On March 8, 1842, nine years after taking charge of the Rosario Hospital, he obtained his medical degree by passing the Health Board exam. A month later he opened the medical sciences course, for which he decided to use the texts and the study program of the School of Medicine of Mexico, which he complemented with his personal notes. Four of his first five students would finish their studies at other institutions. The fifth, Blas María Diez, would eventually become the first doctor to graduate in Nuevo León.
The School of Medicine
In 1853, he opened a course in obstetrics for men and women. Two years earlier he had been elected president of the state Board of Health. He began to focus his efforts on opening the first public university in the region, he achieved it in 1859 with the opening of the Civil College, whose School of Medicine he took over.
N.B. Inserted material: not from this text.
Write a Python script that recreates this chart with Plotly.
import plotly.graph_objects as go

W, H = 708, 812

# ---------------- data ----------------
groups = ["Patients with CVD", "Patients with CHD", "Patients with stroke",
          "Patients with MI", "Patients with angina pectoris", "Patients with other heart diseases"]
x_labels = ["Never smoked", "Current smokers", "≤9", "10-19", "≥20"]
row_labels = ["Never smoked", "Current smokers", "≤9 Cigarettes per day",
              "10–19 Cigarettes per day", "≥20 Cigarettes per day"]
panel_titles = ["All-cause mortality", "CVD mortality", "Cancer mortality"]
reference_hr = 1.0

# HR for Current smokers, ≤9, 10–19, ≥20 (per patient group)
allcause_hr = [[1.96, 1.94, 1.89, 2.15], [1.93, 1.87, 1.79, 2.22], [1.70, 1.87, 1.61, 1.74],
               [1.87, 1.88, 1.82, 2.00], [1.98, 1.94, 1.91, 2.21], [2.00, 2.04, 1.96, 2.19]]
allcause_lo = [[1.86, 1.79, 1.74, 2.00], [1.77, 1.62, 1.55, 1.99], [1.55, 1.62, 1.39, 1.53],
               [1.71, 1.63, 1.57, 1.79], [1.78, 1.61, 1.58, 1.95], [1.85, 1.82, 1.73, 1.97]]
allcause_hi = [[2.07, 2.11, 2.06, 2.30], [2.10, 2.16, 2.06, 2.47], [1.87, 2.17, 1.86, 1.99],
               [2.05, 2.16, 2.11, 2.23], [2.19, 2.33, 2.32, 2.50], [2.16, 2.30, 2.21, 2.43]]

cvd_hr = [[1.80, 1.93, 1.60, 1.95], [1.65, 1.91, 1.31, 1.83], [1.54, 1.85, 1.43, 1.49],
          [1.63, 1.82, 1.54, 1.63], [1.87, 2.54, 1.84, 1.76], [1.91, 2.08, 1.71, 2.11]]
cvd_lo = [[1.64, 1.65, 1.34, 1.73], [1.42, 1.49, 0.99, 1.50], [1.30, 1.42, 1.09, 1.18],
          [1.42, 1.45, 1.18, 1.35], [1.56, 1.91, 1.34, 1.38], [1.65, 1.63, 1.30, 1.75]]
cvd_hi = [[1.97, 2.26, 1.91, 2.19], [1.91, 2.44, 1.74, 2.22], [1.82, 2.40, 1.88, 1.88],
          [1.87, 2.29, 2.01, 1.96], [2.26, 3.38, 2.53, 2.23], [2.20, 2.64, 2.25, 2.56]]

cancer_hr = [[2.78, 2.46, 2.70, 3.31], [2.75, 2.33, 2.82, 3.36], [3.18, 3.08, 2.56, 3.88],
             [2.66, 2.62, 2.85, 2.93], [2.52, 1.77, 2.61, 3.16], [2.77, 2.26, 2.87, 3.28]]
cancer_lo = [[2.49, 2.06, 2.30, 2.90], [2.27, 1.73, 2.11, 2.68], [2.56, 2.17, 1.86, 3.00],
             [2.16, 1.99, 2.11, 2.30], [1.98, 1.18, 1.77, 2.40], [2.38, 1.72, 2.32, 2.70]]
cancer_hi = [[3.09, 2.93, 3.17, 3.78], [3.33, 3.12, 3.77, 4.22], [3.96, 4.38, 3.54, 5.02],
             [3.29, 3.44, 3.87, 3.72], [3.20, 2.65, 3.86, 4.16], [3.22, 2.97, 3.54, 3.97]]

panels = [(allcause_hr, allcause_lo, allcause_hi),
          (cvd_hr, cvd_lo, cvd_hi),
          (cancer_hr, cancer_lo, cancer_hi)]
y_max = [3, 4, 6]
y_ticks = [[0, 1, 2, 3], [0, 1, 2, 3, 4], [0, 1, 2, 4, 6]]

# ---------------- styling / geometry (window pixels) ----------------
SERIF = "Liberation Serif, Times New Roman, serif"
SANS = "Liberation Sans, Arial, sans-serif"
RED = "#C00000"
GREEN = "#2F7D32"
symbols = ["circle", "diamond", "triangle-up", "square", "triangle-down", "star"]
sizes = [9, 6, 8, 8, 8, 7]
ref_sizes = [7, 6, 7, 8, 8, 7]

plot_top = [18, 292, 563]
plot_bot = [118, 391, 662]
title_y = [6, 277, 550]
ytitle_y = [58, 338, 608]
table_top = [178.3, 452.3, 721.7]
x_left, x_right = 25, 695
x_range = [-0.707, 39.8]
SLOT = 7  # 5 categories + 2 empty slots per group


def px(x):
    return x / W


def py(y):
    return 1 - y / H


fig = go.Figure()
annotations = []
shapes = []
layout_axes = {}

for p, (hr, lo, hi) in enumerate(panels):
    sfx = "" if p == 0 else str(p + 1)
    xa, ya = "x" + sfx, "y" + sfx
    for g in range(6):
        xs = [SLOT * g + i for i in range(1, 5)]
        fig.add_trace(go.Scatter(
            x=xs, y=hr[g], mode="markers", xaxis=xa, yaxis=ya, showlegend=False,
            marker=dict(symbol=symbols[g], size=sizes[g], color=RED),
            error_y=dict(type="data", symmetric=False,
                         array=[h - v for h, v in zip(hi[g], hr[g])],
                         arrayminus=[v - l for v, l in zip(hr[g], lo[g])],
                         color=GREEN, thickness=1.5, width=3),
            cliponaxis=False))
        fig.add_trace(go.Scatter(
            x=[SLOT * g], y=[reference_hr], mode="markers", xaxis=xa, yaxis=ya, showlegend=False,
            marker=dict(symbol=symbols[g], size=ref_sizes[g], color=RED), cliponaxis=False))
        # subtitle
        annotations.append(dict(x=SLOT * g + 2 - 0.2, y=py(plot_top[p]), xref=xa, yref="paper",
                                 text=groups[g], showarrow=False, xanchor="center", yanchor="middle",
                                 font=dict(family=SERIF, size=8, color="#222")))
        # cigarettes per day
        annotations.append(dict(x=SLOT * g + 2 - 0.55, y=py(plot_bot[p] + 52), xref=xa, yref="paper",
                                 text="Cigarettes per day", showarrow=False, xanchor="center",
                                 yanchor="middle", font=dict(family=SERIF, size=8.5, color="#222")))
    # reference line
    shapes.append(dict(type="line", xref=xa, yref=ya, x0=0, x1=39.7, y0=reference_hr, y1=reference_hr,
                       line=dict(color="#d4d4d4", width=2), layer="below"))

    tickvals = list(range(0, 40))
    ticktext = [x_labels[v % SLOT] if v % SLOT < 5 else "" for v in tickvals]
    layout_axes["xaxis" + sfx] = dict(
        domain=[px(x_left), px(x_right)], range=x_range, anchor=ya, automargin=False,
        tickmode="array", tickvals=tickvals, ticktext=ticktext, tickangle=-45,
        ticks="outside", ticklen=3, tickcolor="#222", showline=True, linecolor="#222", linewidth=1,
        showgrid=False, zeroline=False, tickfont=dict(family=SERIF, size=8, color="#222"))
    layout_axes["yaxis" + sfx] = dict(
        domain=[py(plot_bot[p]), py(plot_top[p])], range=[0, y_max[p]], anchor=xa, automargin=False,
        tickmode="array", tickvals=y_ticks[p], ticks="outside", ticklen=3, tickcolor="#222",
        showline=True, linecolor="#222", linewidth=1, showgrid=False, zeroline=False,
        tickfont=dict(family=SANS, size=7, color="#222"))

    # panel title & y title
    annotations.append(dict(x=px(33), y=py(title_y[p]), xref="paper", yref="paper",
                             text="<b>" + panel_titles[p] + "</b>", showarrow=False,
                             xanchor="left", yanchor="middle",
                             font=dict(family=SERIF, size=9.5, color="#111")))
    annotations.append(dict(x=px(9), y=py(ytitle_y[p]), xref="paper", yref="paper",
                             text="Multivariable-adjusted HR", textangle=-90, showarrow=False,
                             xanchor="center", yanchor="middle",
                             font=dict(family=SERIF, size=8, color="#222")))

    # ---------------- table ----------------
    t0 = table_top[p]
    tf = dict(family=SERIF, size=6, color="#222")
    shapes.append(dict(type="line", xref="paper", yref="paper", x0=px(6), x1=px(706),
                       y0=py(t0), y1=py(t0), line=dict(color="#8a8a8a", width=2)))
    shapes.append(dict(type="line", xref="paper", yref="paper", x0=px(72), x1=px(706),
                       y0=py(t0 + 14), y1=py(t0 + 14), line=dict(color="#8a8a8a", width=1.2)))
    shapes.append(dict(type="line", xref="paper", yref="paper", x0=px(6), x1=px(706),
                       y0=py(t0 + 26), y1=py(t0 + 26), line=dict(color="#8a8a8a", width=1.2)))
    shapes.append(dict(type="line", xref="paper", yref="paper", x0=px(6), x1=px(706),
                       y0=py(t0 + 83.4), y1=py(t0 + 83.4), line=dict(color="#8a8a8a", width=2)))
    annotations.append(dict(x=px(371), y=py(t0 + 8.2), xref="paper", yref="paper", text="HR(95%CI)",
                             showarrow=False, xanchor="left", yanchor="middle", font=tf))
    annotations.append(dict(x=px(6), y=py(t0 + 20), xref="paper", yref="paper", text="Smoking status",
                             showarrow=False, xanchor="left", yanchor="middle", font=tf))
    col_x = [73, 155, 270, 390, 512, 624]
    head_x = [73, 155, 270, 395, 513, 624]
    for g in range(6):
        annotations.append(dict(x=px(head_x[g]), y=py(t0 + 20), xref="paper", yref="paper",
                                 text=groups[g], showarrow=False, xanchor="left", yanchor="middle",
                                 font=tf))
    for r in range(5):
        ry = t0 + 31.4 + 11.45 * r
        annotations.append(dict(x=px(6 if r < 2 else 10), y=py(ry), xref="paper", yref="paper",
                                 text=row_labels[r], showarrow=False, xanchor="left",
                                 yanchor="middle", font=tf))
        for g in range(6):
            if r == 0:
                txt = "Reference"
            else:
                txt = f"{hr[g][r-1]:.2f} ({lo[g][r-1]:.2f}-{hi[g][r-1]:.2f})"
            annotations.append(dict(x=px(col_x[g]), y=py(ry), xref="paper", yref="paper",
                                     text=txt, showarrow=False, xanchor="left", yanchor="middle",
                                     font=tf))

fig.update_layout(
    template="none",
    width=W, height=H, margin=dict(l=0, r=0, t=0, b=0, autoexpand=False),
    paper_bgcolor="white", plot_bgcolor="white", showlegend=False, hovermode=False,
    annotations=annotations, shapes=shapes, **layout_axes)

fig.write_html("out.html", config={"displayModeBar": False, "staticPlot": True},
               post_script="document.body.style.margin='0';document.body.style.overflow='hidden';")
The School of Medicine operated in its first year in a room of the bishop's house that had been seized in the Reform War and had six professors and fifteen students. Upon the arrival of the French army, it was forced to close its doors and hold sessions clandestinely between 1865 and 1866, when classes were taught at the teachers' homes. Count Liverman, an Austrian doctor who arrived with the French troops decided to nominate him for the Order of Guadalupe awarded by Emperor Maximilian, an honor he refused.
After the arrival of Mariano Escobedo's troops, Monterrey was once again in the hands of the Republican army and with it the Faculty of Medicine was able to reopen its doors. Previously, Gonzalitos had become close friends with the Liberal high command a couple of years ago when he helped the wife of President Juárez in labor while the couple was temporarily residing in the city. His forays into politics were sporadic but important: on several occasions he served as state governor, especially as an interim during the administration of Jerónimo Treviño.
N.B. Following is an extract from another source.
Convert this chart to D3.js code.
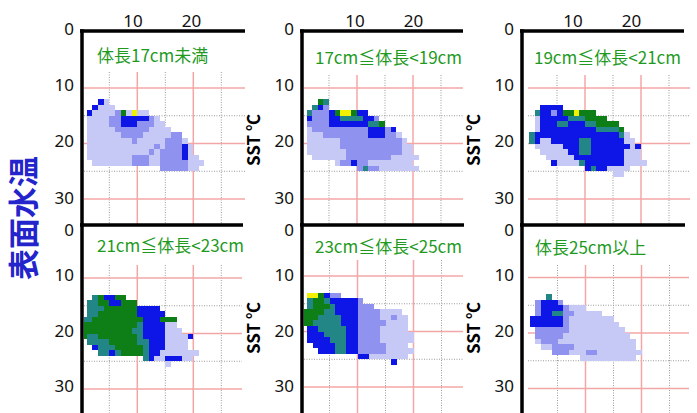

Shortly after, Gonzalitos began to experience vision problems due to a complication in cataract surgery and a liver disease that was detected in 1883. He spent his last years blind, however, he did not interrupt his teaching and supervision tasks at the hospital that he carried out assisted by students and assistants. Finally, at eleven o'clock at night on April 4, 1888, he died and was buried in the chapel of the Civil Hospital. His remains were buried twice to finally locate them since 1982 in the garden of the Faculty of Medicine of the Autonomous University of Nuevo León.
He was declared Benemérito of the State in 1867, ratified with a second decree in 1873, as protector of youth and benefactor of humanity. During his lifetime, the municipality of Doctor González was erected in his honor, by Decree No. 18 of November 5, 1883.
The legacy of Gonzalitos and his teaching method has lived on for years. Currently, the Faculty of Medicine is famous for its self-taught teaching method by applying the same principles that Gonzalitos used since his first years of learning and teaching. Currently, the inhabitants of the city of Monterrey, especially the elderly, continue to consider the Faculty of Medicine and the University Hospital "Dr. José Eleuterio González" as the best in the State of Nuevo León for its tradition of quality in teaching and humanism.
He is remembered with monuments at the University Hospital (Joaquín Arias), the Faculty of Medicine (Miguel Giacomino) and on Avenida José Eleuterio González "Gonzalitos" of the Monterrey capital, which bears his name.
His spirit continues to fan the flame of truth at University Hospital.